GIVEN DATA =>
▬▬▬▬▬▬

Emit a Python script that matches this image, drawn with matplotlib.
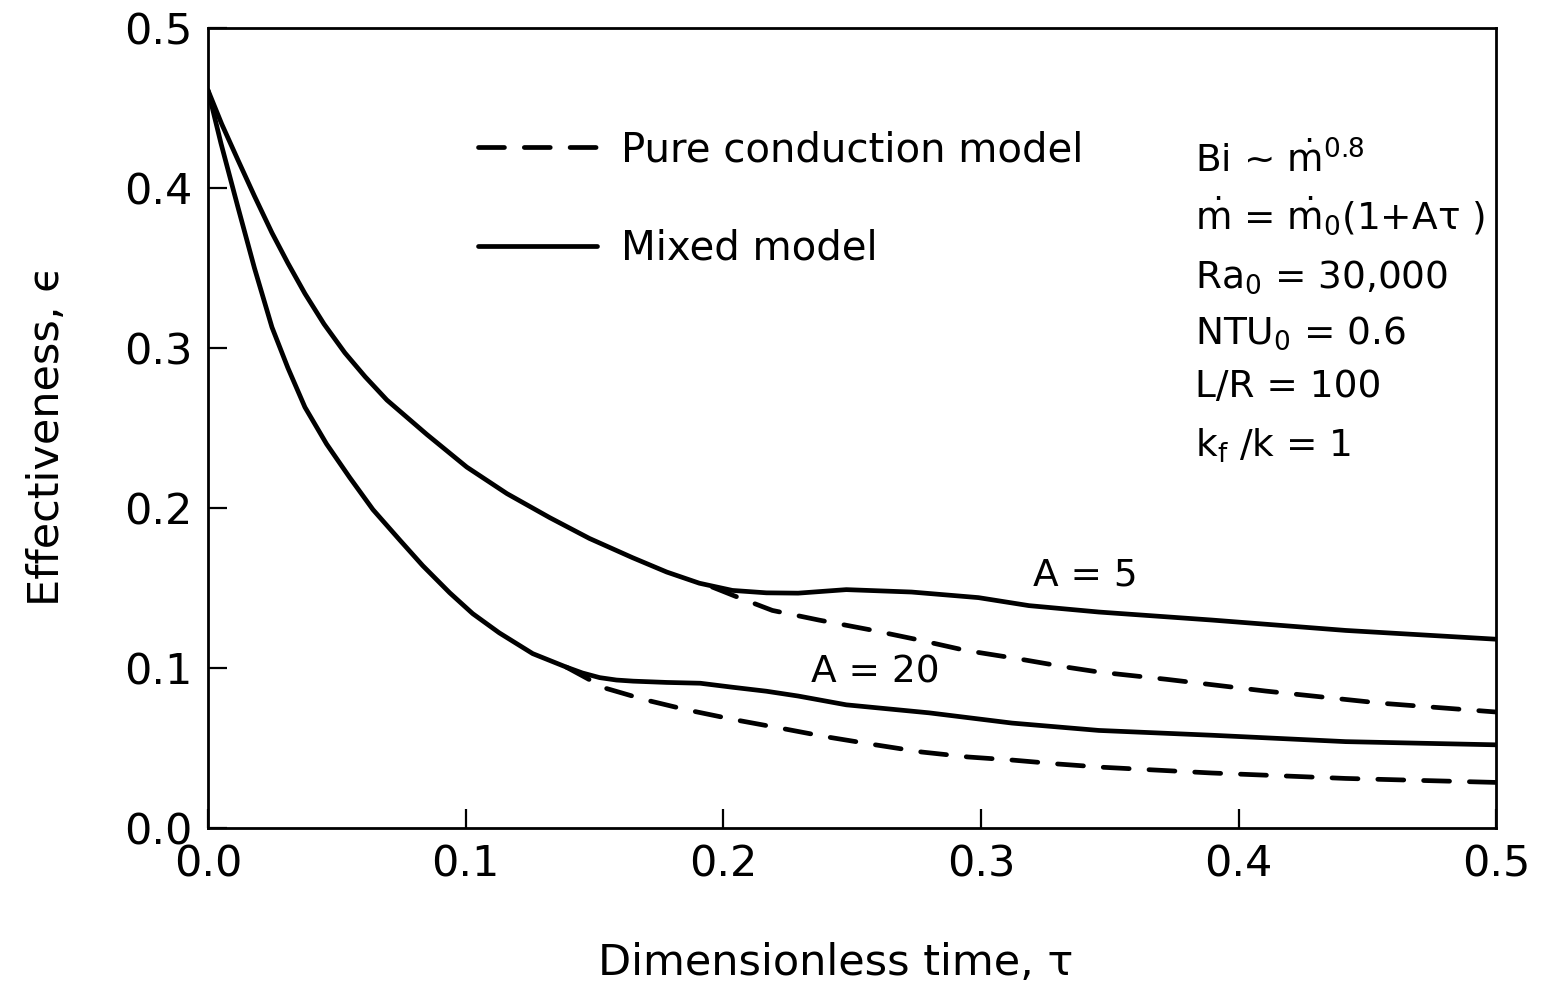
import matplotlib
matplotlib.use("Agg")
import matplotlib.pyplot as plt
from matplotlib.lines import Line2D

plt.rcParams['font.family'] = ['DejaVu Sans']
plt.rcParams['mathtext.fontset'] = 'dejavusans'

# ---- data (tau, effectiveness) ----
tau_A5_mixed = [0.0, 0.0053, 0.0116, 0.018, 0.0248, 0.031, 0.0376, 0.045, 0.0531,
                0.061, 0.0694, 0.0849, 0.1004, 0.116, 0.1326, 0.148, 0.1647, 0.178,
                0.1907, 0.2035, 0.2167, 0.229, 0.2477, 0.273, 0.299, 0.3186, 0.3457,
                0.3895, 0.4415, 0.5]
eps_A5_mixed = [0.461, 0.440, 0.4175, 0.395, 0.372, 0.353, 0.334, 0.315, 0.297,
                0.282, 0.2675, 0.246, 0.2256, 0.209, 0.194, 0.181, 0.169, 0.160,
                0.153, 0.1485, 0.147, 0.1468, 0.149, 0.1475, 0.144, 0.139, 0.135,
                0.130, 0.1235, 0.118]

tau_A20_mixed = [0.0, 0.005, 0.0116, 0.018, 0.0248, 0.031, 0.0376, 0.046, 0.055,
                 0.064, 0.0744, 0.0833, 0.0938, 0.1027, 0.113, 0.126, 0.139, 0.1453,
                 0.152, 0.1585, 0.165, 0.178, 0.191, 0.2035, 0.2167, 0.229, 0.2477,
                 0.2798, 0.312, 0.3457, 0.3895, 0.4415, 0.5]
eps_A20_mixed = [0.461, 0.428, 0.388, 0.350, 0.313, 0.2875, 0.263, 0.240, 0.219,
                 0.199, 0.180, 0.164, 0.147, 0.134, 0.122, 0.109, 0.1006, 0.0969,
                 0.094, 0.0925, 0.0918, 0.091, 0.0905, 0.088, 0.0855, 0.0825, 0.077,
                 0.072, 0.0656, 0.061, 0.058, 0.054, 0.052]

tau_A5_cond = [0.1957, 0.206, 0.219, 0.237, 0.2566, 0.276, 0.294, 0.3136, 0.333,
               0.3457, 0.3717, 0.4105, 0.4554, 0.5]
eps_A5_cond = [0.1506, 0.144, 0.136, 0.130, 0.124, 0.1175, 0.111, 0.106, 0.1006,
               0.0975, 0.093, 0.0856, 0.078, 0.0725]

tau_A20_cond = [0.139, 0.154, 0.170, 0.186, 0.205, 0.2236, 0.240, 0.259, 0.277,
                0.295, 0.312, 0.330, 0.347, 0.3895, 0.4415, 0.5]
eps_A20_cond = [0.1006, 0.0875, 0.080, 0.0738, 0.0675, 0.062, 0.057, 0.052, 0.0475,
                0.0444, 0.0425, 0.040, 0.038, 0.0344, 0.031, 0.0285]

xticks = [0.0, 0.1, 0.2, 0.3, 0.4, 0.5]
yticks = [0.0, 0.1, 0.2, 0.3, 0.4, 0.5]
xtick_labels = ["0.0", "0.1", "0.2", "0.3", "0.4", "0.5"]
ytick_labels = ["0.0", "0.1", "0.2", "0.3", "0.4", "0.5"]

params_text = [
    r"Bi ~ $\dot{\mathrm{m}}^{0.8}$",
    r"$\dot{\mathrm{m}}$ = $\dot{\mathrm{m}}_0$(1+Aτ )",
    r"Ra$_0$ = 30,000",
    r"NTU$_0$ = 0.6",
    "L/R = 100",
    r"k$_\mathrm{f}$ /k = 1",
]

# ---- figure ----
fig = plt.figure(figsize=(15.62, 9.90), dpi=100)
ax = fig.add_axes([0.1332, 0.1636, 0.8248, 0.8081])

lw = 3.4
dash = (5.5, 4.2)
ax.plot(tau_A5_mixed, eps_A5_mixed, color='black', lw=lw, solid_capstyle='round',
        solid_joinstyle='round')
ax.plot(tau_A20_mixed, eps_A20_mixed, color='black', lw=lw, solid_capstyle='round',
        solid_joinstyle='round')
ax.plot(tau_A5_cond, eps_A5_cond, color='black', lw=lw, dashes=dash, dash_capstyle='round')
ax.plot(tau_A20_cond, eps_A20_cond, color='black', lw=lw, dashes=dash, dash_capstyle='round')

ax.set_xlim(0, 0.5)
ax.set_ylim(0, 0.5)
ax.set_xticks(xticks)
ax.set_xticklabels(xtick_labels)
ax.set_yticks(yticks)
ax.set_yticklabels(ytick_labels)
ax.tick_params(direction='in', length=14, width=1.6, labelsize=31, pad=11,
               top=False, right=False)
for s in ax.spines.values():
    s.set_linewidth(2.0)

ax.set_xlabel("Dimensionless time, τ", fontsize=31)
ax.xaxis.set_label_coords(0.487, -0.142)
ax.set_ylabel("Effectiveness, ϵ", fontsize=31)
ax.yaxis.set_label_coords(-0.109, 0.49)

# legend
handles = [Line2D([], [], color='black', lw=lw, dashes=dash, dash_capstyle='round'),
           Line2D([], [], color='black', lw=lw, solid_capstyle='round')]
labels = ["Pure conduction model", "Mixed model"]
leg = ax.legend(handles, labels, loc='upper left', bbox_to_anchor=(0.2095, 0.872),
                frameon=False, fontsize=29, handlelength=2.95, handletextpad=0.6,
                labelspacing=1.45, borderpad=0, borderaxespad=0)

# curve labels
ax.text(0.320, 0.158, "A = 5", fontsize=27, va='center', ha='left')
ax.text(0.234, 0.0975, "A = 20", fontsize=27, va='center', ha='left')

# parameter block
ys = [0.819, 0.7475, 0.676, 0.606, 0.539, 0.464]
for t, yy in zip(params_text, ys):
    ax.text(0.766, yy, t, transform=ax.transAxes, fontsize=27, va='baseline', ha='left')

fig.savefig("out.png", dpi=100, facecolor='white')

▬▬▬▬▬▬

STATED TASK =>
Write the material out again exactly as it appears, dropping the pictures.

ANSWER FOR THIS EXERCISE =>
Emit a Python script that matches this image, drawn with matplotlib.
import matplotlib
matplotlib.use("Agg")
import matplotlib.pyplot as plt
from matplotlib.lines import Line2D

plt.rcParams['font.family'] = ['DejaVu Sans']
plt.rcParams['mathtext.fontset'] = 'dejavusans'

# ---- data (tau, effectiveness) ----
tau_A5_mixed = [0.0, 0.0053, 0.0116, 0.018, 0.0248, 0.031, 0.0376, 0.045, 0.0531,
                0.061, 0.0694, 0.0849, 0.1004, 0.116, 0.1326, 0.148, 0.1647, 0.178,
                0.1907, 0.2035, 0.2167, 0.229, 0.2477, 0.273, 0.299, 0.3186, 0.3457,
                0.3895, 0.4415, 0.5]
eps_A5_mixed = [0.461, 0.440, 0.4175, 0.395, 0.372, 0.353, 0.334, 0.315, 0.297,
                0.282, 0.2675, 0.246, 0.2256, 0.209, 0.194, 0.181, 0.169, 0.160,
                0.153, 0.1485, 0.147, 0.1468, 0.149, 0.1475, 0.144, 0.139, 0.135,
                0.130, 0.1235, 0.118]

tau_A20_mixed = [0.0, 0.005, 0.0116, 0.018, 0.0248, 0.031, 0.0376, 0.046, 0.055,
                 0.064, 0.0744, 0.0833, 0.0938, 0.1027, 0.113, 0.126, 0.139, 0.1453,
                 0.152, 0.1585, 0.165, 0.178, 0.191, 0.2035, 0.2167, 0.229, 0.2477,
                 0.2798, 0.312, 0.3457, 0.3895, 0.4415, 0.5]
eps_A20_mixed = [0.461, 0.428, 0.388, 0.350, 0.313, 0.2875, 0.263, 0.240, 0.219,
                 0.199, 0.180, 0.164, 0.147, 0.134, 0.122, 0.109, 0.1006, 0.0969,
                 0.094, 0.0925, 0.0918, 0.091, 0.0905, 0.088, 0.0855, 0.0825, 0.077,
                 0.072, 0.0656, 0.061, 0.058, 0.054, 0.052]

tau_A5_cond = [0.1957, 0.206, 0.219, 0.237, 0.2566, 0.276, 0.294, 0.3136, 0.333,
               0.3457, 0.3717, 0.4105, 0.4554, 0.5]
eps_A5_cond = [0.1506, 0.144, 0.136, 0.130, 0.124, 0.1175, 0.111, 0.106, 0.1006,
               0.0975, 0.093, 0.0856, 0.078, 0.0725]

tau_A20_cond = [0.139, 0.154, 0.170, 0.186, 0.205, 0.2236, 0.240, 0.259, 0.277,
                0.295, 0.312, 0.330, 0.347, 0.3895, 0.4415, 0.5]
eps_A20_cond = [0.1006, 0.0875, 0.080, 0.0738, 0.0675, 0.062, 0.057, 0.052, 0.0475,
                0.0444, 0.0425, 0.040, 0.038, 0.0344, 0.031, 0.0285]

xticks = [0.0, 0.1, 0.2, 0.3, 0.4, 0.5]
yticks = [0.0, 0.1, 0.2, 0.3, 0.4, 0.5]
xtick_labels = ["0.0", "0.1", "0.2", "0.3", "0.4", "0.5"]
ytick_labels = ["0.0", "0.1", "0.2", "0.3", "0.4", "0.5"]

params_text = [
    r"Bi ~ $\dot{\mathrm{m}}^{0.8}$",
    r"$\dot{\mathrm{m}}$ = $\dot{\mathrm{m}}_0$(1+Aτ )",
    r"Ra$_0$ = 30,000",
    r"NTU$_0$ = 0.6",
    "L/R = 100",
    r"k$_\mathrm{f}$ /k = 1",
]

# ---- figure ----
fig = plt.figure(figsize=(15.62, 9.90), dpi=100)
ax = fig.add_axes([0.1332, 0.1636, 0.8248, 0.8081])

lw = 3.4
dash = (5.5, 4.2)
ax.plot(tau_A5_mixed, eps_A5_mixed, color='black', lw=lw, solid_capstyle='round',
        solid_joinstyle='round')
ax.plot(tau_A20_mixed, eps_A20_mixed, color='black', lw=lw, solid_capstyle='round',
        solid_joinstyle='round')
ax.plot(tau_A5_cond, eps_A5_cond, color='black', lw=lw, dashes=dash, dash_capstyle='round')
ax.plot(tau_A20_cond, eps_A20_cond, color='black', lw=lw, dashes=dash, dash_capstyle='round')

ax.set_xlim(0, 0.5)
ax.set_ylim(0, 0.5)
ax.set_xticks(xticks)
ax.set_xticklabels(xtick_labels)
ax.set_yticks(yticks)
ax.set_yticklabels(ytick_labels)
ax.tick_params(direction='in', length=14, width=1.6, labelsize=31, pad=11,
               top=False, right=False)
for s in ax.spines.values():
    s.set_linewidth(2.0)

ax.set_xlabel("Dimensionless time, τ", fontsize=31)
ax.xaxis.set_label_coords(0.487, -0.142)
ax.set_ylabel("Effectiveness, ϵ", fontsize=31)
ax.yaxis.set_label_coords(-0.109, 0.49)

# legend
handles = [Line2D([], [], color='black', lw=lw, dashes=dash, dash_capstyle='round'),
           Line2D([], [], color='black', lw=lw, solid_capstyle='round')]
labels = ["Pure conduction model", "Mixed model"]
leg = ax.legend(handles, labels, loc='upper left', bbox_to_anchor=(0.2095, 0.872),
                frameon=False, fontsize=29, handlelength=2.95, handletextpad=0.6,
                labelspacing=1.45, borderpad=0, borderaxespad=0)

# curve labels
ax.text(0.320, 0.158, "A = 5", fontsize=27, va='center', ha='left')
ax.text(0.234, 0.0975, "A = 20", fontsize=27, va='center', ha='left')

# parameter block
ys = [0.819, 0.7475, 0.676, 0.606, 0.539, 0.464]
for t, yy in zip(params_text, ys):
    ax.text(0.766, yy, t, transform=ax.transAxes, fontsize=27, va='baseline', ha='left')

fig.savefig("out.png", dpi=100, facecolor='white')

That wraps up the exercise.